Yolsuzluğun, yoksulluğun, işsizliğin, diktatörlüğün ve baskının hüküm sürdüğü Ortadoğu ülkelerin halklarına demokrat bir söylem dahilinde verilen mesajlardır bunlar...

* * *
Türkiye Cumhuriyeti'nin Cumhurbaşkanı, Başbakanı ve Dışişleri Bakanı'nın bu söylemleri başta Mısır halkı olmak üzere sokağa dökülüp hak arayan diğer ülkelerin halkları tarafından sevgiyle karşılanmıştır; doğru...
Ancak, anlamadığım bir şey var.

Bu isyanlar çıkmadan evvel Başbakan Erdoğan tüm Ortadoğu ülkelerinin "lideri" konumunda görülüp Arap emirleri tarafından ödüllere boğulmuyor muydu?...

Sizin anlayacağınız Başbakan, dün o halkları ezenlerle beraberdi. Üstelik onlardan övgüler ve ödüller alıyordu; onlara methiyeler düzüyordu. Bugün ise, ezilenlerle beraber!...
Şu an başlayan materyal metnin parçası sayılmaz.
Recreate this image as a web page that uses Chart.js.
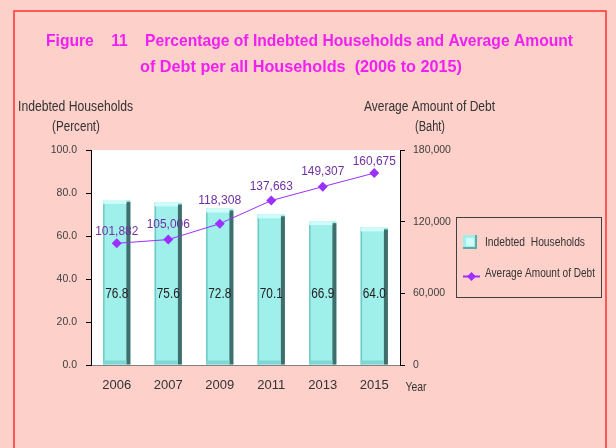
<!DOCTYPE html>
<html><head><meta charset="utf-8">
<script src="https://cdn.jsdelivr.net/npm/chart.js@4.4.0/dist/chart.umd.min.js"></script>
<style>html,body{margin:0;padding:0;background:#FDD0C9;}canvas{display:block}</style>
</head><body><canvas id="c" width="616" height="448"></canvas>
<script>
const years = ['2006','2007','2009','2011','2013','2015'];
const indebtedPct = [76.8,75.6,72.8,70.1,66.9,64.0];
const avgDebt = [101882,105006,118308,137663,149307,160675];
const leftTicks = [0,20,40,60,80,100];
const rightTicks = [0,60000,120000,180000];
const titleLines = ['Figure    11    Percentage of Indebted Households and Average Amount','of Debt per all Households  (2006 to 2015)'];
const seriesNames = ['Indebted  Households','Average Amount of Debt'];
const leftAxisTitle = ['Indebted Households','(Percent)'];
const rightAxisTitle = ['Average Amount of Debt','(Baht)'];
const xAxisTitle = 'Year';

const FONT = "'Liberation Sans',Arial,sans-serif";
const lineLabelOffsets = [12,15,23,14,15,12];

function fitText(ctx, text, cx, cy, w){
  const m = ctx.measureText(text).width;
  const s = Math.min(1, w / m);
  ctx.save();
  ctx.translate(cx, cy);
  ctx.scale(s, 1);
  ctx.textAlign='center';
  ctx.fillText(text, 0, 0);
  ctx.restore();
}

const decor = {
  id:'decor',
  beforeDraw(chart){
    const ctx=chart.ctx, a=chart.chartArea;
    ctx.save();
    ctx.fillStyle='#FDD0C9'; ctx.fillRect(0,0,chart.width,chart.height);
    ctx.fillStyle='#FFFFFF'; ctx.fillRect(a.left,a.top,a.right-a.left,a.bottom-a.top);
    ctx.strokeStyle='#FF3030'; ctx.lineWidth=1.5;
    ctx.strokeRect(14,11,592,460);
    ctx.restore();
  },
  afterDatasetDraw(chart,args){
    if(args.index!==0) return;
    const ctx=chart.ctx;
    ctx.save();
    args.meta.data.forEach(b=>{
      const l=b.x-b.width/2, r=b.x+b.width/2, t=b.y, bt=b.base;
      ctx.fillStyle='#6FC9C6'; ctx.fillRect(l,t,1.5,bt-t);
      ctx.fillStyle='#3F6E6C'; ctx.fillRect(r-4,t+2,4,bt-t-2);
      ctx.fillStyle='#CFFBFA'; ctx.fillRect(l,t,b.width-4,4);
      ctx.fillStyle='#7FD6D3'; ctx.fillRect(l,bt-4,b.width-4,4);
    });
    ctx.restore();
  },
  afterDraw(chart){
    const ctx=chart.ctx, ys=chart.scales.y;
    ctx.save();
    ctx.textAlign='center'; ctx.textBaseline='middle';
    // bar value labels
    ctx.font='14px '+FONT; ctx.fillStyle='#222';
    chart.getDatasetMeta(0).data.forEach((b,i)=>{
      fitText(ctx, indebtedPct[i].toFixed(1), b.x, ys.getPixelForValue(33), 23);
    });
    // line labels
    ctx.font='13px '+FONT; ctx.fillStyle='#7030A0';
    chart.getDatasetMeta(1).data.forEach((p,i)=>{
      fitText(ctx, avgDebt[i].toLocaleString('en-US'), p.x, p.y-lineLabelOffsets[i], 43);
    });
    // title
    ctx.font='bold 17px '+FONT; ctx.fillStyle='#F020F0';
    fitText(ctx, titleLines[0], 309.5, 41, 527);
    fitText(ctx, titleLines[1], 301, 67, 322);
    // axis titles
    ctx.font='14px '+FONT; ctx.fillStyle='#333';
    fitText(ctx, leftAxisTitle[0], 75.5, 107, 115);
    fitText(ctx, leftAxisTitle[1], 76, 127, 48);
    fitText(ctx, rightAxisTitle[0], 429.5, 107, 131);
    fitText(ctx, rightAxisTitle[1], 430, 127, 30);
    ctx.font='13px '+FONT;
    fitText(ctx, xAxisTitle, 416, 387, 21);
    // legend
    ctx.strokeStyle='#404040'; ctx.lineWidth=1;
    ctx.strokeRect(456.5,217.5,145,80);
    ctx.fillStyle='#9FEFEB'; ctx.fillRect(463,235,14,14);
    ctx.fillStyle='#5FA9A6'; ctx.fillRect(463,247,14,2); ctx.fillRect(475,235,2,14);
    ctx.fillStyle='#CFFBFA'; ctx.fillRect(466,238,8,8);
    ctx.font='12px '+FONT; ctx.fillStyle='#333'; ctx.textBaseline='middle';
    fitText(ctx, seriesNames[0], 535, 243, 100);
    ctx.strokeStyle='#9B30FF'; ctx.lineWidth=2;
    ctx.beginPath(); ctx.moveTo(463,276.5); ctx.lineTo(480,276.5); ctx.stroke();
    ctx.fillStyle='#9B30FF';
    ctx.beginPath(); ctx.moveTo(471.5,272); ctx.lineTo(476,276.5); ctx.lineTo(471.5,281); ctx.lineTo(467,276.5); ctx.closePath(); ctx.fill();
    ctx.fillStyle='#333';
    fitText(ctx, seriesNames[1], 540, 274, 110);
    ctx.restore();
  }
};

new Chart(document.getElementById('c'),{
  data:{
    labels:years,
    datasets:[
      {type:'bar',label:seriesNames[0],data:indebtedPct,yAxisID:'y',backgroundColor:'#9FEFEB',borderWidth:0,barPercentage:0.53,categoryPercentage:1,order:2},
      {type:'line',label:seriesNames[1],data:avgDebt,yAxisID:'y2',borderColor:'#9B30FF',backgroundColor:'#9B30FF',borderWidth:1,pointStyle:'rectRot',pointRadius:5,pointBackgroundColor:'#9B30FF',pointBorderWidth:0,tension:0,order:1}
    ]
  },
  options:{
    responsive:false,animation:false,
    layout:{padding:{top:150,left:0,right:0,bottom:0}},
    plugins:{legend:{display:false},tooltip:{enabled:false},title:{display:false}},
    scales:{
      x:{
        grid:{display:false,drawTicks:false},
        border:{display:true,color:'#808080',width:1},
        ticks:{padding:13,color:'#333',font:{family:FONT,size:13},maxRotation:0},
        afterFit(s){s.height=83;}
      },
      y:{
        position:'left',min:0,max:100,
        afterBuildTicks(s){s.ticks=leftTicks.map(v=>({value:v}));},
        grid:{drawOnChartArea:false,drawTicks:true,tickLength:5,color:'#000'},
        border:{display:true,color:'#000',width:1},
        ticks:{padding:9,color:'#404040',font:{family:FONT,size:10.5},callback:v=>Number(v).toFixed(1)},
        afterFit(s){s.width=91;}
      },
      y2:{
        position:'right',min:0,max:180000,
        afterBuildTicks(s){s.ticks=rightTicks.map(v=>({value:v}));},
        grid:{drawOnChartArea:false,drawTicks:true,tickLength:5,color:'#000'},
        border:{display:true,color:'#000',width:1},
        ticks:{padding:8,color:'#404040',font:{family:FONT,size:10.5},callback:v=>Number(v).toLocaleString('en-US')},
        afterFit(s){s.width=216;}
      }
    }
  },
  plugins:[decor]
});
</script></body></html>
Bakalım bu sefer onlar ve onlar adına kim veya kimler Başbakan'a hangi ödülleri verecekler?...

* * *

Dışarıya karşı demokrat bir bakış açısı sergileyenler içeride yani Türkiyemizde nasıl bir bakış açısı sergiliyorlar? Bir de bu soruya cevap arayalım...

Yolsuzluğun, yoksulluğun, işsizliğin bulunduğu bir ortamda işçi, köylü, çiftçi, memur, emekli, dul, yetim, engelli, öğrenci, esnaf, sanayici gibi halk kesimleri zaman zaman haklarını aramak için meydanlara indiklerinde biber gazı, tazyikli su ve coplarla karşılaşmaya devam ediyorlar.
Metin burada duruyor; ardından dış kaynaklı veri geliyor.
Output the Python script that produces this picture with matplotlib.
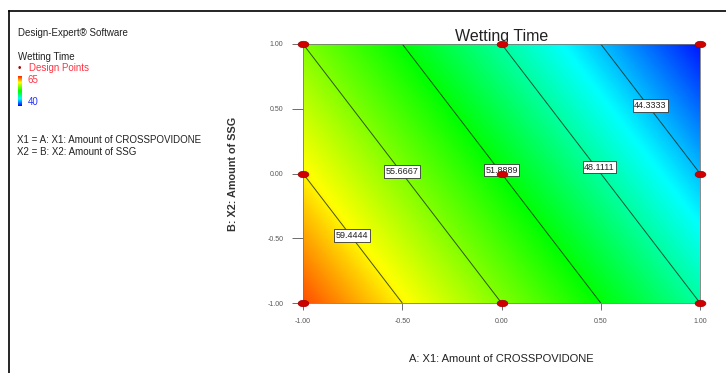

Neden siyasal iktidar Mısır'da haklarını arayan halka gösterdiği demokrat yaklaşımı kendi insanlarımıza göstermiyor?

İşte size birkaç örnek:

Tekel işçileri, öğrenciler ve 'torba yasa'nın çıkmaması için eylem yapan KESK, DİSK, TTB ve TMMOB'un kendi gelecekleri ile ilgili haklarını talep eden üyeleri polis baskısı altında biber gazı, tazyikli su sıkılarak ve coplanarak bastırıldılar...

İktidarın bu yaklaşımı bir çelişki değil midir?

Neden oldukları gibi görünüp, göründükleri gibi olmuyorlar?...

Neden dışarıda hak aradığını iddia ettikleri halka gerekli desteği veriyorlar da içeride yani kendi vatanımızda "halka hizmet hakka hizmettir" diyerek onlardan oy talep ettiği yurttaşlarımızın hak arama istemlerini görmezlikten geliyorlar?...

* * *

Cevap, iki "özlü sözde" gizli...

* * *
"Bence demokrasi bir amaç değil, bir araçtır."

"Demokrasi hedefe ulaşmak için kullanılan bir tramvaydır. Durağa geldiğiniz vakit inersiniz!".

* * *

Elbette çelişki olacak...

Yukarıdaki "özlü sözleri" siyasi düşüncelerinin odağına yerleştirenlerden başka bir şey beklenebilir mi?